Congress comes back to work this week (please feel free to boo!), and, naturally, they plan to do some serious damage under cover of a bill whose title promises the opposite of serious damage, a bill called the First Amendment Defense Act. Of course, it wouldn't "defend the First Amendment" so much as injure other rights, by allowing people to ignore laws against discrimination if it conflicts with their "seriously-held religious beliefs," beliefs which apparently don't include "love thy neighbor." Don't believe the hype that it's hard to figure out exactly where to draw the line here, as if we haven't been drawing that line for over 200 years -- exercising your First Amendment rights does not give you the right to run roughshod over other people's rights under the law. And, frankly, if your religious beliefs compel nothing from you so much as denying gays their rights under the law, maybe you need to find another country. So Americans United for the Separation of Church and State helps you tell your House Rep to reject H.R. 2802 and thus protect good Americans' right to be free from discrimination.

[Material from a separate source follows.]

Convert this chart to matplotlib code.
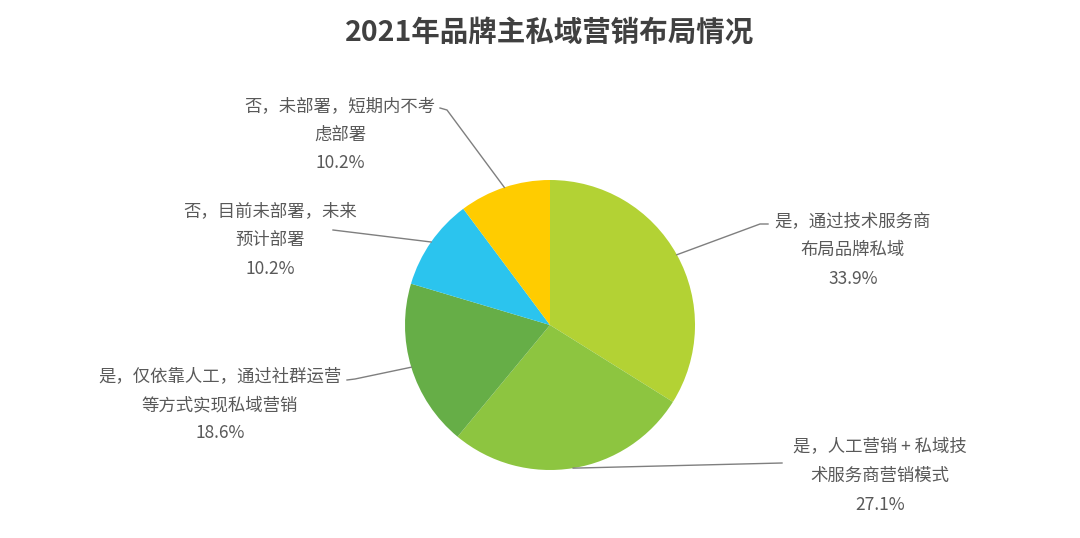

Meanwhile, net neutrality is the law of the land in America right now, but not in Europe -- though EU regulators are crafting net neutrality regulations as we speak. They're fairly strong, as they are in America, but also (as in America) the issue of "zero rating," where telecom corporations offer some internet services for less money (or subject them to fewer pricing restrictions), has become a sticking point. Proposed EU regulations would largely leave it up to local regulators to stop "zero rating" practices, although these practices ultimately mean big telecom corporations will be able to herd their consumers into using the internet services big telecoms prefer, and that wouldn't protect your right to determine where you go on the internet. And this is not a matter you leave up to localities, because doing so would result in less freedom for Europeans, not more freedom. Whether we think there should be an EU or not, we still should make sure it protects the internet freedom of its citizens, so Access Now helps you tell the EU to implement the strongest net neutrality protections possible across its member states.
Finally, if you've missed previous opportunities to tell your Congressfolk to pass H.R. 5313, the WATER Act, then Sign for Good still helps you do that. The obvious news hook, of course, is the Flint water crisis, where an unelected "emergency manager," in an effort to save a few bucks, moved Flint off of relatively clean Detroit water and onto polluted Flint River water, and then apparently didn't understand that the chemicals he used to decontaminate the Flint River water would also corrode Flint's ancient lead pipes. But the truth is that plenty of American cities, many of which have hundred-year-old lead water pipes, are on the brink of a similar disaster, and all it takes, apparently, is one "bold" Governor to destroy local democratic processes to achieve that disaster. Really, clean water is not only absolutely essential to everything we try to do as a nation -- for how can a people really be free unless they're free from pollution? -- it's also fairly popular. So, in a sane and healthy civilization, we ought to be able to make opposition to the WATER bill -- which would fund pipe repairs by closing corporate tax loopholes -- politically toxic. So to speak.